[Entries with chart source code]

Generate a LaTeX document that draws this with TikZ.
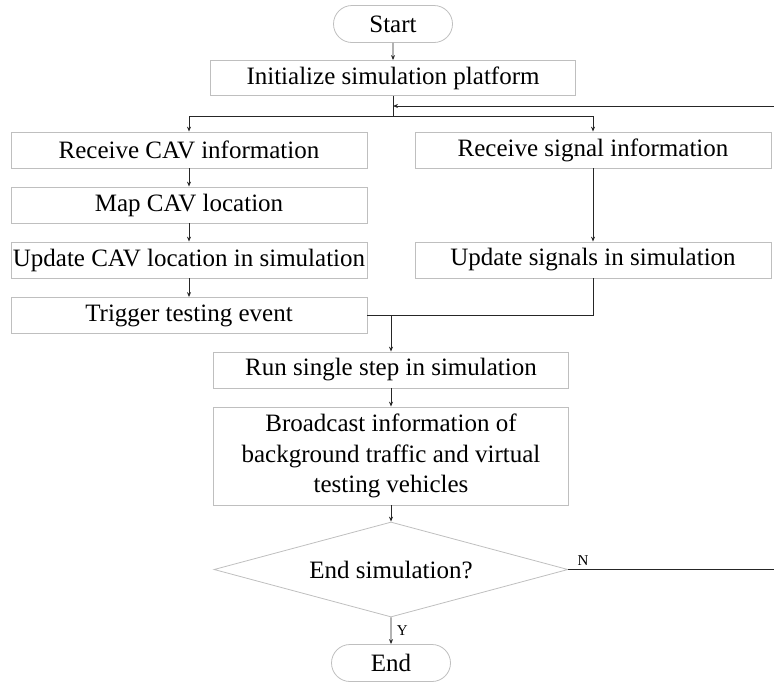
\documentclass[tikz,border=0pt]{standalone}
\usepackage{fontspec}
\setmainfont{Liberation Serif}
\usetikzlibrary{arrows.meta,shapes.geometric,shapes.misc}

\begin{document}
\begin{tikzpicture}[x=1pt,y=-1pt,>={Stealth[length=5pt,width=4pt]},
    font=\fontsize{25}{30.5}\selectfont,
    box/.style={draw=black!25,line width=0.8pt,inner sep=0pt,minimum height=36pt,minimum width=356pt,align=center},
    terminal/.style={draw=black!25,line width=0.8pt,rounded rectangle,inner sep=0pt,minimum width=119pt,minimum height=37pt},
    decision/.style={draw=black!25,line width=0.8pt,diamond,inner sep=0pt,aspect=3.7,minimum width=354pt,minimum height=95pt},
    link/.style={draw=black!85,line width=0.9pt},
    tag/.style={font=\fontsize{15}{18}\selectfont}]
    \useasboundingbox (0,0) rectangle (774,681);
    \node [terminal] (start) at (393,24) {Start};
    \node [box,minimum width=365pt,minimum height=35pt] (init) at (393,78) {Initialize simulation platform};
    \node [box] (recvcav) at (189,150) {Receive CAV information};
    \node [box] (mapcav) at (189,205) {Map CAV location};
    \node [box] (updcav) at (189,260) {Update CAV location in simulation};
    \node [box] (trigger) at (189,315.5) {Trigger testing event};
    \node [box] (recvsig) at (593,150) {Receive signal information};
    \node [box] (updsig) at (593,260) {Update signals in simulation};
    \node [box,minimum width=355pt] (run) at (391,370) {Run single step in simulation};
    \node [box,minimum width=355pt,minimum height=98pt] (bcast) at (391,456) {Broadcast information of\\background traffic and virtual\\testing vehicles};
    \node [decision] (decide) at (391,569.5) {End simulation?};
    \node [terminal] (end) at (391,663) {End};
    \coordinate (split) at (393,116);
    \coordinate (loop) at (393,106);
    \coordinate (merge) at (391,315.5);
    \draw [link,->] (start) -- (init);
    \draw [link] (init) -- (split);
    \draw [link,->] (split) -| (recvcav);
    \draw [link,->] (split) -| (recvsig);
    \draw [link,->] (recvcav) -- (mapcav);
    \draw [link,->] (mapcav) -- (updcav);
    \draw [link,->] (updcav) -- (trigger);
    \draw [link,->] (recvsig) -- (updsig);
    \draw [link] (trigger.east) -| (updsig.south);
    \draw [link,->] (merge) -- (run);
    \draw [link,->] (run) -- (bcast);
    \draw [link,->] (bcast) -- (decide);
    \draw [link,->] (decide) -- node [tag,right,xshift=2pt] {Y} (end);
    \draw [link,->] (decide.east) -- node [tag,pos=0.07,above] {N} (777,569.5) |- (loop);
\end{tikzpicture}
\end{document}
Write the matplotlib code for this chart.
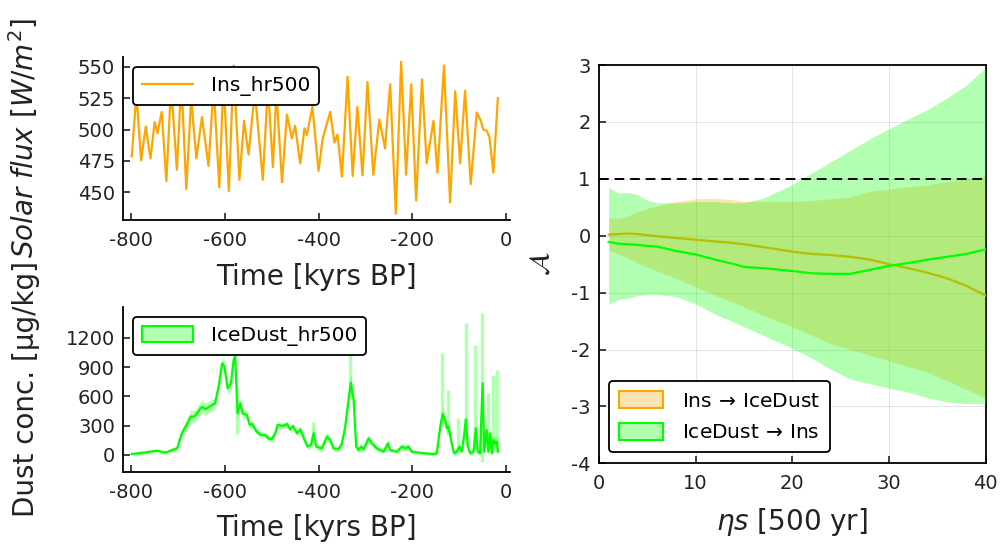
import numpy as np
import matplotlib
matplotlib.use('Agg')
import matplotlib.pyplot as plt
from matplotlib.patches import Patch

plt.rcParams['font.family'] = ['DejaVu Sans']
plt.rcParams['axes.unicode_minus'] = False
plt.rcParams['mathtext.fontset'] = 'dejavusans'

# --- insolation (Ins_hr500), turning points
ins_t = [-799, -789, -779, -769, -759, -750, -744, -735, -725, -715,
         -702.5, -693, -682.5, -672, -661, -649, -635, -624, -612, -603,
         -591.5, -581.5, -569, -559, -549.5, -536, -519, -508, -497.5, -490,
         -478, -467.5, -457, -450, -439, -430, -425, -413, -400, -391,
         -375, -366, -359.5, -350, -338, -327, -317, -306, -295.5, -283,
         -270, -258, -247, -235, -223.5, -213, -202, -191.5, -179, -169,
         -154.5, -146, -132, -119, -108, -97.5, -87, -75, -62, -53.5,
         -48, -40.5, -35, -26.5, -17]
ins_v = [478.6, 528, 475.5, 502.5, 477, 506, 497, 514, 459, 535,
         468, 540, 452.6, 525, 477, 510, 471, 535, 454, 540,
         451, 551, 460, 507, 480, 530, 460, 535, 470, 530,
         458, 512, 493, 503, 473, 501, 495.5, 518, 467, 493,
         514, 489.5, 496, 462.5, 542, 463, 518, 463.5, 538, 464,
         508, 485, 536, 433, 554, 464, 536, 443.5, 540, 473,
         507, 465.6, 551, 442, 530.5, 473, 531, 456.5, 513.6, 507,
         500, 499, 494, 465.6, 525]

# --- ice core dust (IceDust_hr500)
dust_t = [-799, -774, -745, -727, -713, -702, -692, -680, -673, -665.5,
          -660, -649, -642, -631, -621, -613.5, -606, -601, -594, -587,
          -581.5, -578, -573, -567, -562, -553, -547, -542, -532, -523,
          -514, -507, -500, -492.5, -487.5, -476, -467.5, -460.5, -455, -446,
          -439, -430.5, -423.5, -416.5, -410.5, -405, -393, -382, -375, -368,
          -357, -350, -343, -336, -331, -325, -319.5, -314.5, -309.5, -304,
          -293, -286, -275.5, -261, -252, -247, -233, -222, -215, -208,
          -201, -186.5, -172, -154.5, -147.5, -140, -135, -129.5, -126, -122.5,
          -115.5, -110.5, -105, -99, -94, -89, -85.5, -81, -76, -69,
          -64, -60, -55, -49.5, -46, -41, -37.5, -34, -30, -26.5,
          -23, -19, -17]
dust_v = [10, 24, 44, 24, 51, 68, 222, 324, 392, 392,
          426, 494, 467, 501, 528, 699, 937, 903, 682, 733,
          971, 1010, 426, 528, 426, 409, 307, 317, 239, 205,
          205, 170, 160, 222, 307, 297, 317, 262, 297, 222,
          262, 160, 85, 102, 222, 85, 68, 188, 153, 68,
          58, 119, 290, 563, 740, 563, 85, 51, 85, 58,
          170, 119, 68, 34, 119, 51, 34, 85, 68, 85,
          34, 24, 17, 10, 17, 290, 419, 358, 273, 290,
          119, 17, 34, 85, 34, 205, 365, 85, 17, 34,
          273, 34, 17, 733, 34, 256, 34, 222, 17, 153,
          119, 136, 34]
dust_err = [15, 15, 15, 15, 20, 25, 40, 60, 70, 60,
            60, 70, 60, 60, 60, 70, 60, 60, 60, 60,
            60, 60, 60, 60, 50, 40, 40, 40, 30, 30,
            30, 30, 30, 30, 40, 30, 30, 30, 30, 30,
            30, 40, 30, 30, 60, 30, 30, 50, 30, 30,
            30, 40, 60, 80, 90, 60, 30, 30, 40, 30,
            40, 30, 30, 20, 50, 20, 20, 40, 30, 30,
            20, 15, 15, 15, 15, 60, 80, 60, 50, 50,
            40, 30, 30, 40, 30, 50, 60, 40, 30, 30,
            50, 30, 30, 60, 40, 50, 30, 40, 30, 40,
            40, 40, 30]
# thin spikes of the uncertainty band
spike_t = [-575, -411, -333, -137, -124, -102, -85, -66, -50, -38, -28, -19]
spike_lo = [210, 100, 600, 300, 200, 50, 100, 50, -70, 50, 30, 30]
spike_hi = [700, 340, 1050, 1043, 665, 378, 1350, 1125, 1450, 634, 818, 870]

# --- right panel: A vs eta s
eta = [1, 2, 3, 4, 5, 6, 8, 10, 12, 14, 15, 17, 20, 22, 24, 26, 28, 30, 32, 34, 36, 38, 40]
a_ins_dust = [0.02, 0.03, 0.04, 0.03, 0.01, -0.01, -0.04, -0.07, -0.1, -0.13, -0.15, -0.2,
              -0.28, -0.32, -0.34, -0.37, -0.42, -0.5, -0.57, -0.65, -0.75, -0.88, -1.05]
a_ins_dust_hi = [0.32, 0.3, 0.35, 0.42, 0.48, 0.52, 0.6, 0.65, 0.66, 0.63, 0.6, 0.6,
                 0.6, 0.62, 0.65, 0.68, 0.78, 0.82, 0.86, 0.9, 0.95, 1.0, 1.05]
a_ins_dust_lo = [-0.25, -0.32, -0.4, -0.48, -0.55, -0.62, -0.75, -0.9, -1.05, -1.18, -1.25, -1.4,
                 -1.6, -1.75, -1.9, -2.0, -2.1, -2.2, -2.3, -2.4, -2.55, -2.7, -2.85]
a_dust_ins = [-0.11, -0.14, -0.15, -0.16, -0.18, -0.19, -0.27, -0.33, -0.42, -0.5, -0.55, -0.57,
              -0.62, -0.66, -0.67, -0.67, -0.6, -0.53, -0.48, -0.42, -0.37, -0.32, -0.24]
a_dust_ins_hi = [0.85, 0.75, 0.76, 0.72, 0.62, 0.58, 0.58, 0.6, 0.6, 0.58, 0.58, 0.66,
                 0.9, 1.1, 1.3, 1.5, 1.7, 1.88, 2.05, 2.22, 2.42, 2.65, 2.95]
a_dust_ins_lo = [-1.2, -1.12, -1.1, -1.05, -1.03, -1.03, -1.07, -1.2, -1.38, -1.52, -1.6, -1.75,
                 -1.98, -2.15, -2.35, -2.52, -2.6, -2.68, -2.75, -2.85, -2.92, -2.95, -2.95]

orange = '#FFA500'
green = '#00FF00'
txt = '#222222'
fs_tick = 14
fs_lab = 20
fs_leg = 14.5

fig = plt.figure(figsize=(10, 5.44), dpi=100)
ax1 = fig.add_axes([0.1233, 0.5956, 0.3867, 0.3002])
ax2 = fig.add_axes([0.1233, 0.1329, 0.3867, 0.3033])
ax3 = fig.add_axes([0.599, 0.1483, 0.3867, 0.7322])

for ax in (ax1, ax2):
    ax.spines['top'].set_visible(False)
    ax.spines['right'].set_visible(False)
for ax in (ax1, ax2, ax3):
    for s in ax.spines.values():
        s.set_linewidth(1.3)
    ax.tick_params(direction='in', length=5, width=1.2, labelsize=fs_tick,
                   colors=txt, top=False, right=False)
    ax.tick_params(axis='x', pad=8)
    ax.tick_params(axis='y', pad=6)

# top-left: insolation
ax1.plot(ins_t, ins_v, color=orange, lw=1.6, label='Ins_hr500')
ax1.set_xlim(-817, 9)
ax1.set_ylim(428, 558)
ax1.set_xticks([-800, -600, -400, -200, 0])
ax1.set_yticks([450, 475, 500, 525, 550])
ax1.set_xlabel('Time [kyrs BP]', fontsize=fs_lab, color=txt, labelpad=9)
ax1.set_ylabel(r'$Solar\ flux\ [W/m^2]$', fontsize=fs_lab, color=txt)
ax1.yaxis.set_label_coords(-0.215, 0.5)
ax1.legend(loc='upper left', bbox_to_anchor=(0.026, 0.939), borderaxespad=0,
           fontsize=fs_leg, frameon=True, edgecolor='black', framealpha=1,
           handlelength=2.5, handletextpad=0.9, borderpad=0.45).get_frame().set_linewidth(1.3)

# bottom-left: dust
dv = np.array(dust_v)
de = np.array(dust_err)
ax2.fill_between(dust_t, dv - de, dv + de, color=green, alpha=0.3, lw=0)
ax2.vlines(spike_t, spike_lo, spike_hi, color=green, alpha=0.3, lw=2.5)
ax2.plot(dust_t, dust_v, color=green, lw=1.6)
ax2.set_xlim(-817, 9)
ax2.set_ylim(-171, 1517)
ax2.set_xticks([-800, -600, -400, -200, 0])
ax2.set_yticks([0, 300, 600, 900, 1200])
ax2.set_xlabel('Time [kyrs BP]', fontsize=fs_lab, color=txt, labelpad=9)
ax2.set_ylabel('Dust conc. [μg/kg]', fontsize=fs_lab, color=txt)
ax2.yaxis.set_label_coords(-0.215, 0.5)
h2 = [Patch(facecolor=(0, 1, 0, 0.3), edgecolor=green, lw=1.5)]
ax2.legend(h2, ['IceDust_hr500'], loc='upper left', bbox_to_anchor=(0.026, 0.939),
           borderaxespad=0, fontsize=fs_leg, frameon=True, edgecolor='black',
           framealpha=1, handlelength=2.5, handleheight=0.8, handletextpad=0.9,
           borderpad=0.45).get_frame().set_linewidth(1.3)

# right: A vs eta s (series drawn in order: ribbon then line)
ax3.fill_between(eta, a_ins_dust_lo, a_ins_dust_hi, color=orange, alpha=0.3, lw=0, zorder=2)
ax3.plot(eta, a_ins_dust, color=orange, lw=1.6, zorder=3)
ax3.fill_between(eta, a_dust_ins_lo, a_dust_ins_hi, color=green, alpha=0.3, lw=0, zorder=4)
ax3.plot(eta, a_dust_ins, color=green, lw=1.6, zorder=5)
ax3.axhline(1, color='black', ls=(0, (5, 3)), lw=1.4, zorder=6)
ax3.set_xlim(0, 40)
ax3.set_ylim(-4, 3)
ax3.set_xticks([0, 10, 20, 30, 40])
ax3.set_yticks([-4, -3, -2, -1, 0, 1, 2, 3])
ax3.grid(True, color='black', alpha=0.1, lw=0.8, zorder=1)
ax3.set_axisbelow(True)
ax3.set_xlabel(r'$\eta s$ [500 yr]', fontsize=fs_lab, color=txt, labelpad=9)
ax3.set_ylabel(r'$\mathcal{A}$', fontsize=fs_lab, color=txt)
ax3.yaxis.set_label_coords(-0.115, 0.5)
h3 = [Patch(facecolor=(1, 0.647, 0, 0.3), edgecolor=orange, lw=1.5),
      Patch(facecolor=(0, 1, 0, 0.3), edgecolor=green, lw=1.5)]
ax3.legend(h3, [r'Ins$\,\rightarrow\,$IceDust', r'IceDust$\,\rightarrow\,$Ins'],
           loc='lower left', bbox_to_anchor=(0.026, 0.028), borderaxespad=0,
           fontsize=fs_leg, frameon=True, edgecolor='black', framealpha=1,
           handlelength=2.2, handleheight=0.9, handletextpad=0.9,
           borderpad=0.5, labelspacing=0.6).get_frame().set_linewidth(1.3)

fig.savefig('out.png', dpi=100)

● **AIM**: Exactly reproduce the stretch that starts at the line containing "Write the matplotlib code for this chart." and ends at the line containing "plt.rcParams['mathtext.fontset'] = 'dejavusans'", both ends included; leave any pictures out.

● **REPLY TO THE TASK**:
Write the matplotlib code for this chart.
import numpy as np
import matplotlib
matplotlib.use('Agg')
import matplotlib.pyplot as plt
from matplotlib.patches import Patch

plt.rcParams['font.family'] = ['DejaVu Sans']
plt.rcParams['axes.unicode_minus'] = False
plt.rcParams['mathtext.fontset'] = 'dejavusans'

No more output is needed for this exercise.